FASHION NOTES first. The band, of course, were in their sharp suits, looking less like matching mods, though, than a good old group in uniform. Out front parkas predominated, as if plum loafers and peanut suits had never existed. Parkas originated as practical wear for the boys with scooters, but there were major faces who wouldn't be seen dead on two wheels.

Indeed, the essence of mod elegance was minutiae: the name on the label no one ever saw, a millimetric precision in the depth of vents or pocket flaps, the arrangement of ticket pockets inside the jacket. The girls in the audience were either less concerned to recreate the cult or didn't know how – not that it mattered much, since the business of being a mod was always essentially male (pace Pat the window-dresser and her pals).

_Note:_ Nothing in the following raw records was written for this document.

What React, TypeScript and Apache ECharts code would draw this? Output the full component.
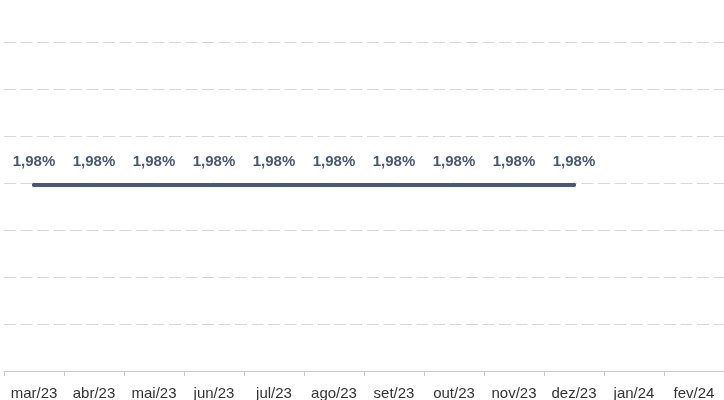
import React, { useEffect, useRef } from "react";
import * as echarts from "echarts";

const categories = ["mar/23", "abr/23", "mai/23", "jun/23", "jul/23", "ago/23", "set/23", "out/23", "nov/23", "dez/23", "jan/24", "fev/24"];
const values: (number | null)[] = [1.98, 1.98, 1.98, 1.98, 1.98, 1.98, 1.98, 1.98, 1.98, 1.98, null, null];

export default function App() {
  const ref = useRef<HTMLDivElement>(null);
  useEffect(() => {
    if (!ref.current) return;
    const chart = echarts.init(ref.current, null, { renderer: "svg" });
    chart.setOption({
      animation: false,
      grid: { left: 4, right: 0, top: 42, bottom: 29, containLabel: false },
      xAxis: {
        type: "category",
        data: categories,
        boundaryGap: true,
        axisLine: { lineStyle: { color: "#cccccc", width: 1 } },
        axisTick: { show: true, lineStyle: { color: "#cccccc" }, length: 5, interval: 0 },
        axisLabel: { color: "#333333", fontSize: 15, fontFamily: "Liberation Sans", margin: 14, interval: 0 },
      },
      yAxis: {
        type: "value",
        min: 0,
        max: 3.5,
        interval: 0.5,
        axisLabel: { show: false },
        axisLine: { show: false },
        axisTick: { show: false },
        splitLine: { lineStyle: { color: "#d8d8d8", type: [12, 4.5], width: 1 } },
      },
      series: [
        {
          type: "line",
          data: values,
          showSymbol: true,
          symbol: "circle",
          symbolSize: 4,
          lineStyle: { color: "#4a5874", width: 4, cap: "round" },
          itemStyle: { color: "#4a5874" },
          label: {
            show: true,
            position: "top",
            distance: 15,
            color: "#4a5874",
            fontWeight: "bold",
            fontSize: 15,
            fontFamily: "Liberation Sans",
            formatter: (p: any) => (p.value == null ? "" : p.value.toFixed(2).replace(".", ",") + "%"),
          },
        },
      ],
    });
    return () => chart.dispose();
  }, []);
  return <div ref={ref} style={{ position: "fixed", left: 0, top: 0, width: 724, height: 400 }} />;
}
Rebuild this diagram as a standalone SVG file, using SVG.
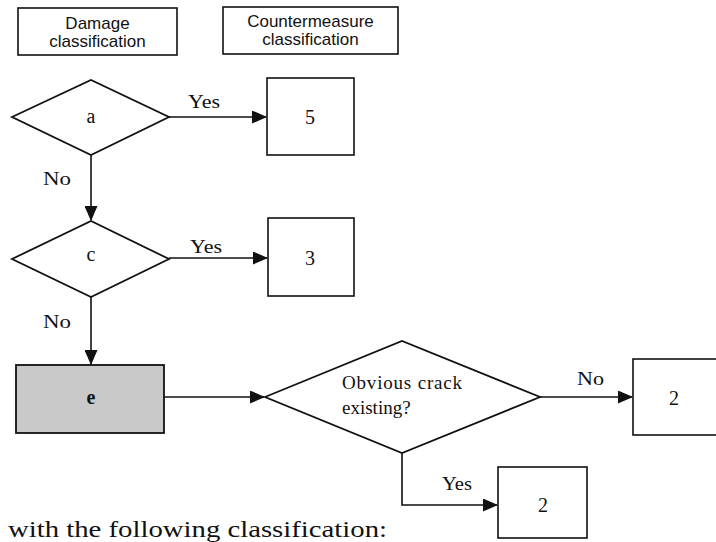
<svg xmlns="http://www.w3.org/2000/svg" width="716" height="542" viewBox="0 0 716 542">
<style>
.box{fill:#fff;stroke:#111;stroke-width:1.6}
.dia{fill:#fff;stroke:#111;stroke-width:1.8}
.hdr{font-family:"Liberation Sans",Arial,sans-serif;font-size:17px;fill:#111;text-anchor:middle}
.lbl{font-family:"Liberation Serif","Times New Roman",serif;font-size:19px;fill:#111}
.num{font-family:"Liberation Serif","Times New Roman",serif;font-size:20px;fill:#111;text-anchor:middle}
.con{fill:none;stroke:#111;stroke-width:1.6}
</style>
<defs>
<marker id="arr" markerUnits="userSpaceOnUse" markerWidth="15" markerHeight="13" refX="14" refY="6.5" orient="auto">
<path d="M0,0 L15,6.5 L0,13 Z" fill="#111"/>
</marker>
</defs>
<g id="hdr-damage">
<rect class="box" x="18" y="8" width="159" height="47"/>
<text class="hdr" x="97.5" y="29">Damage</text>
<text class="hdr" x="97.5" y="47">classification</text>
</g>
<g id="hdr-counter">
<rect class="box" x="223" y="7" width="175" height="47"/>
<text class="hdr" x="310.5" y="27">Countermeasure</text>
<text class="hdr" x="310.5" y="45">classification</text>
</g>
<g id="dec-a">
<polygon class="dia" points="12,117 91,80 169,117 91,155"/>
<text class="num" x="91" y="123">a</text>
</g>
<g id="res-5">
<rect class="box" x="267" y="78" width="87" height="77"/>
<text class="num" x="310" y="124">5</text>
</g>
<g id="dec-c">
<polygon class="dia" points="12,259 91,221 169,259 91,297"/>
<text class="num" x="91" y="261">c</text>
</g>
<g id="res-3">
<rect class="box" x="268" y="218" width="86" height="78"/>
<text class="num" x="310" y="265">3</text>
</g>
<g id="box-e">
<rect x="16" y="365" width="148" height="68" fill="#c9c9c9" stroke="#111" stroke-width="1.8"/>
<text class="num" x="91" y="404" font-weight="bold">e</text>
</g>
<g id="dec-crack">
<polygon class="dia" points="265,397 402,341 540,397 402,453"/>
<text class="lbl" x="342" y="389" font-size="16" textLength="120" lengthAdjust="spacing">Obvious crack</text>
<text class="lbl" x="342" y="414" font-size="16">existing?</text>
</g>
<g id="res-2a">
<rect class="box" x="633" y="359" width="100" height="76"/>
<text class="num" x="674" y="405">2</text>
</g>
<g id="res-2b">
<rect class="box" x="498" y="467" width="89" height="71"/>
<text class="num" x="543" y="512">2</text>
</g>
<g id="connectors">
<line class="con" x1="169" y1="117" x2="266" y2="117" marker-end="url(#arr)"/>
<line class="con" x1="91" y1="155" x2="91" y2="220" marker-end="url(#arr)"/>
<line class="con" x1="169" y1="258" x2="267" y2="258" marker-end="url(#arr)"/>
<line class="con" x1="91" y1="297" x2="91" y2="364" marker-end="url(#arr)"/>
<line class="con" x1="164" y1="397" x2="264" y2="397" marker-end="url(#arr)"/>
<line class="con" x1="540" y1="397" x2="632" y2="397" marker-end="url(#arr)"/>
<path class="con" d="M402,453 V505 H497" marker-end="url(#arr)"/>
<text class="lbl" x="188" y="108" textLength="32" lengthAdjust="spacingAndGlyphs">Yes</text>
<text class="lbl" x="43" y="185" textLength="28" lengthAdjust="spacingAndGlyphs">No</text>
<text class="lbl" x="190" y="253" textLength="32" lengthAdjust="spacingAndGlyphs">Yes</text>
<text class="lbl" x="43" y="328" textLength="28" lengthAdjust="spacingAndGlyphs">No</text>
<text class="lbl" x="577" y="385" textLength="27" lengthAdjust="spacingAndGlyphs">No</text>
<text class="lbl" x="442" y="490" textLength="30" lengthAdjust="spacingAndGlyphs">Yes</text>
</g>
<text x="8" y="537" font-family="'Liberation Serif','Times New Roman',serif" font-size="24" fill="#111" textLength="379" lengthAdjust="spacingAndGlyphs">with the following classification:</text>
</svg>
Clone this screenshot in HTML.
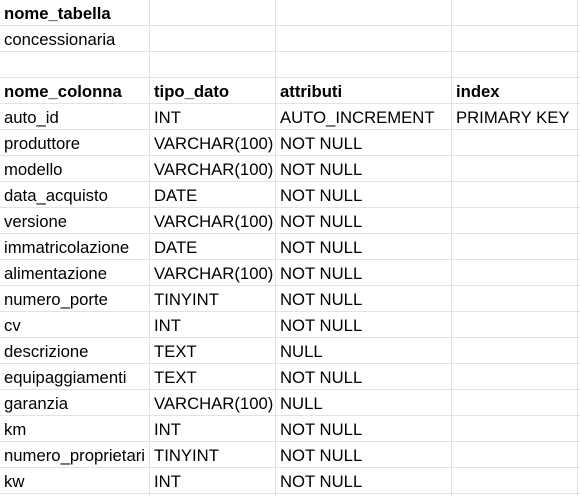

If Friday had been '64 or '65 and The Jam a genuine mod band, they wouldn't have been playing there at the Finsbury Park Astoria. No mod band ever got that big. The Who were Shepherds Bush scruffs kitted out in Carnaby Street, the Small Faces were more like it, but they didn't play mod music. Georgie Fame, Chris Farlowe, Ronnie Jones et al were the ones, and they played all night to stand-up pilled-up crowds in clubs. And the best stuff, anyway, was all on import records.

The Who, however, took Mod to the provinces, the way John Stephen put its clothes in high street boutiques, and it was their spirit that infiltrated the evening, a spirit made manifest by the vast target hovering behind the drum kit, the indelible symbol off Moon's T-shirt. The Jam lack that band's voice, but none of the vigour.

Paul Weller's songs are powerful anthems to be sung along with from start to finish, and the crowd did just that, having leapt up and as near the front as the bouncers (cotton-wool spilling from their ears as if their brains were made of it) would permit them from the moment the music began.

They massed before the apron, pogoing and passing broken seats above their heads like fainted kids at football, knowing not just the numbers, which mostly came from 'All Mod Cons', but even the running order. A new set is clearly due.

Unlike Jimmy Pursey and some others, The Jam maintain an old-fashioned aloofness from their audience – Weller never once looked anyone in the eye – and the succession of solo dancers on the stage's edge were whipped off within seconds like unsuccessful auditioners, but they're loved none the less for that and were called back for a double encore.

A closing question: why do roadies always look like hippies?